There are also implications for procurement. Navies may begin specifying network-centric requirements that favor modular, standards-based solutions, potentially reshaping tender dynamics and supplier ecosystems.
If momentum stalls, the trial will still have value as a proof point that informs future architectures. Technical or doctrinal resistance could slow adoption, particularly if navies remain cautious about consolidating critical communications onto a single network layer. Budget pressures and certification timelines may also temper near-term deployment.
From an industry perspective, even partial success reinforces the need for vendors to engage seriously with 5G and related technologies rather than dismissing them as commercial distractions.
How are investors and institutional stakeholders likely to view Ericsson’s defense-focused 5G progress?
For Ericsson, defense applications remain a relatively small part of overall revenue compared with global telecom infrastructure. However, the strategic value lies in diversification and differentiation rather than immediate scale. Demonstrating credible defense use cases strengthens Ericsson’s narrative around mission-critical networks at a time when traditional telecom spending cycles are uneven.
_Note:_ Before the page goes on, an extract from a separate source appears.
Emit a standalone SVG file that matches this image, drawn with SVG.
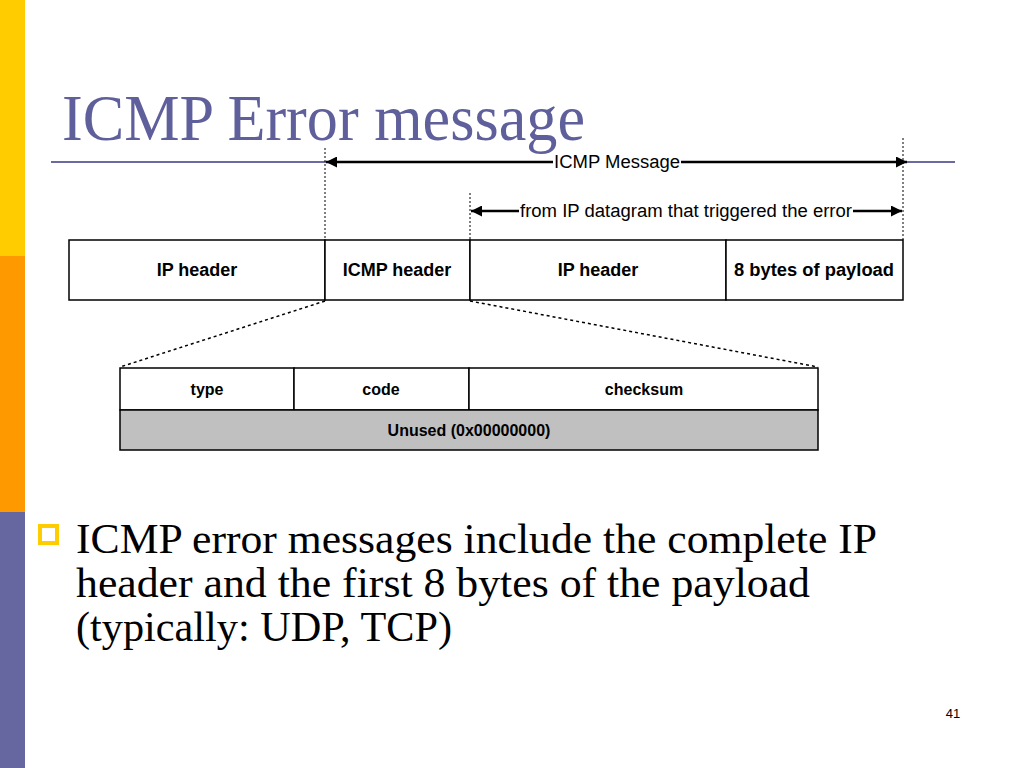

Institutional sentiment is likely to remain grounded in fundamentals, including margins, cash flow and competitive positioning in core markets. That said, sustained traction in defense and public safety networking could support a more resilient long-term growth profile, particularly if governments prioritize secure domestic suppliers.
Leonardo, as a defense-focused company, benefits more directly from such trials in terms of positioning and future program relevance. Successful integration of advanced networking into naval platforms reinforces its role as a systems integrator capable of bridging traditional defense domains with emerging digital infrastructure.
Key takeaways: What the Italian Navy’s 5G Standalone sea trial means for defense networks and industry strategy
- The trial moves maritime 5G Standalone from conceptual promise to operational validation under real sea conditions.
- Unified onboard networking addresses growing data demands from unmanned systems and AI-enabled mission platforms.
- Ericsson’s deployable 5G core highlights a shift toward autonomous, defense-ready network architectures.
- Leonardo’s integration of encryption and combat systems shows how primes can build value on open network backbones.
- Spectrum efficiency and interference management are becoming strategic naval concerns, not just technical issues.
- Incumbent naval communication vendors face pressure to adapt to more flexible, standards-based architectures.
- European navies are positioning themselves to influence military 5G standards rather than follow external models.
- Investor impact for Ericsson is strategic rather than immediate, supporting diversification into mission-critical networks.
- Long-term success depends on resilience, interoperability and certification beyond controlled experimentation.